Utopias have also been imagined by the opposite side of the political spectrum. For example, Robert Heinlein's The Moon is a Harsh Mistress is an individualistic and libertarian utopia. Capitalist utopias of this sort are generally based on perfect market economies, in which there is no market failure—or the issue is never addressed. Some cynics, usually socialists, see most economics textbooks as being nothing but stories of capitalist utopias.

Political and historical utopias

A global utopia of world peace is often seen as one of the possible inevitable endings of history.

Sparta was a militaristic utopia founded by Lycurgus (though some, especially Athenians, may have thought it was rather a dystopia). It was a Greek power until its defeat by the Thebans at the battle of Leuctra.

Religious utopias

The Christian and Islamic ideas of heaven tend to be utopian, especially in their folk-religious forms: inviting speculation about existence free of sin and poverty or any sorrow, beyond the power of death (although "heaven" in Christian eschatology at least, is more nearly equivalent to life within God Himself, visualized as an earth-like paradise in the sky).
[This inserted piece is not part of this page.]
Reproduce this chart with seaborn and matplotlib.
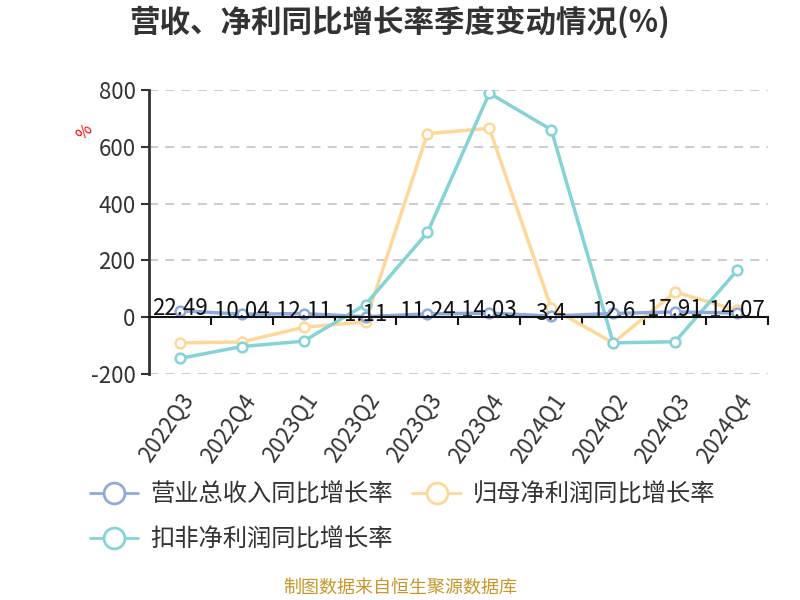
import matplotlib
matplotlib.use('Agg')
import matplotlib.pyplot as plt
import seaborn as sns
import pandas as pd
from matplotlib.ticker import FixedLocator
from matplotlib.lines import Line2D

# data
quarters = ['2022Q3', '2022Q4', '2023Q1', '2023Q2', '2023Q3',
            '2023Q4', '2024Q1', '2024Q2', '2024Q3', '2024Q4']
revenue_yoy = [22.49, 10.04, 12.11, 1.11, 11.24, 14.03, 3.4, 12.6, 17.91, 14.07]
net_profit_yoy = [-91, -88, -36, -17, 646, 665, 32, -91, 88, 24]
deducted_profit_yoy = [-146, -104, -85, 44, 298, 789, 660, -91, -87, 164]

series_names = ['营业总收入同比增长率', '归母净利润同比增长率', '扣非净利润同比增长率']
colors = ['#8eaadc', '#ffd899', '#84d4d7']

sns.set_style('white')
plt.rcParams['font.family'] = ['Noto Sans CJK SC', 'DejaVu Sans']
plt.rcParams['axes.unicode_minus'] = False

df = pd.DataFrame({'quarter': quarters,
                   series_names[0]: revenue_yoy,
                   series_names[1]: net_profit_yoy,
                   series_names[2]: deducted_profit_yoy})
long_df = df.melt(id_vars='quarter', var_name='series', value_name='value')
long_df['pos'] = long_df['quarter'].map({q: i for i, q in enumerate(quarters)})

fig = plt.figure(figsize=(8, 6), dpi=100)
ax = fig.add_axes([0.186, 0.377, 0.774, 0.473])

# draw revenue last so it sits on top
for name, color in zip([series_names[1], series_names[2], series_names[0]],
                       [colors[1], colors[2], colors[0]]):
    sub = long_df[long_df['series'] == name]
    sns.lineplot(data=sub, x='pos', y='value', ax=ax, color=color, linewidth=2.5,
                 marker='o', markersize=7, markerfacecolor='white',
                 markeredgecolor=color, markeredgewidth=1.8, legend=False)

# value labels on revenue line
for i, v in enumerate(revenue_yoy):
    ax.text(i, v + 8, f'{v:g}', ha='center', va='center', fontsize=16, color='#111111')

ax.set_xlim(-0.5, len(quarters) - 0.5)
ax.set_ylim(-200, 800)
ax.set_yticks([-200, 0, 200, 400, 600, 800])
ax.tick_params(axis='y', labelsize=16, labelcolor='#333333', length=6, width=1.5,
               color='#333333', direction='out', left=True)
ax.yaxis.grid(True, linestyle=(0, (5, 4)), color='#c8c8c8', linewidth=1.3)
ax.xaxis.grid(False)

for s in ['top', 'right']:
    ax.spines[s].set_visible(False)
ax.spines['left'].set_color('#333333')
ax.spines['left'].set_linewidth(2)
ax.spines['bottom'].set_position(('data', 0))
ax.spines['bottom'].set_color('#111111')
ax.spines['bottom'].set_linewidth(1.5)

ax.set_xticks(range(len(quarters)))
ax.set_xticklabels(quarters, rotation=55, ha='right', rotation_mode='anchor')
ax.xaxis.set_minor_locator(FixedLocator([i + 0.5 for i in range(len(quarters))]))
ax.tick_params(axis='x', which='major', length=0, pad=52, labelsize=16,
               labelcolor='#333333')
ax.tick_params(axis='x', which='minor', length=6, width=1.5, color='#111111',
               direction='out', bottom=True)
ax.set_xlabel('')
ax.set_ylabel('')

ax.text(-0.103, 0.85, '%', transform=ax.transAxes, color='red', fontsize=12,
        rotation=45, ha='center', va='center')

fig.text(0.5, 0.962, '营收、净利同比增长率季度变动情况(%)', ha='center', va='center',
         fontsize=22, fontweight='bold', color='#333333')

# legend filled column-wise, so order handles to read row by row
order = [0, 2, 1]
handles = [Line2D([0], [0], color=colors[k], linewidth=2, marker='o', markersize=15,
                  markerfacecolor='white', markeredgecolor=colors[k], markeredgewidth=2)
           for k in order]
fig.legend(handles, [series_names[k] for k in order], loc='upper left',
           bbox_to_anchor=(0.112, 0.197), bbox_transform=fig.transFigure,
           ncol=2, frameon=False, fontsize=17.5, labelcolor='#333333',
           handlelength=2.0, handletextpad=0.5, columnspacing=0.8,
           labelspacing=0.78, borderaxespad=0, borderpad=0)

fig.text(0.5, 0.02, '制图数据来自恒生聚源数据库', ha='center', va='center',
         fontsize=13, color='#c8962a')

fig.savefig('out.png', dpi=100)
In a similar sense, the Buddhist concept of Nirvana may be thought of as a kind of utopia. Religious utopias, perhaps expansively described as a garden of delights, existence free of worry amid streets paved with gold, in a bliss of enlightenment enjoying nearly godlike powers, are often a reason for perceiving benefit in remaining faithful to a religion, and an incentive for converting new members.

In the United States during the Second Great Awakening of the nineteenth century, many radical religious groups formed utopian societies. They sought to form communities where all aspects of people's lives could be governed by their faith. Among the best-known of these utopian societies was the Shaker movement. The largest such movement was The Church of Jesus Christ of Latter-day Saints' settlement in Utah after 1846 (See Mormon Pioneer).

See also: End of the world, Eschatology, Millennialism, Utopianism

Scientific and technological utopias

These are set in the future, when it is believed that advanced science and technology will allow utopian living standards; for example, the absence of death and suffering; changes in human nature and the human condition. In place of the static perfection of a utopia, libertarian transhumanists envision an "extropia", an open, evolving society allowing individuals and voluntary groupings to form the institutions and social forms they prefer.

One notable example of a technological and libertarian socialist utopia is Scottish author Iain M. Bank's Culture.

See also: hedonistic imperative, transhumanism, technological singularity, abolitionist society

Opposing this optimism is the prediction that advanced science and technology will, through deliberate misuse or accident, cause humanity's extinction. These pessimists advocate precautions over embracement of new technology.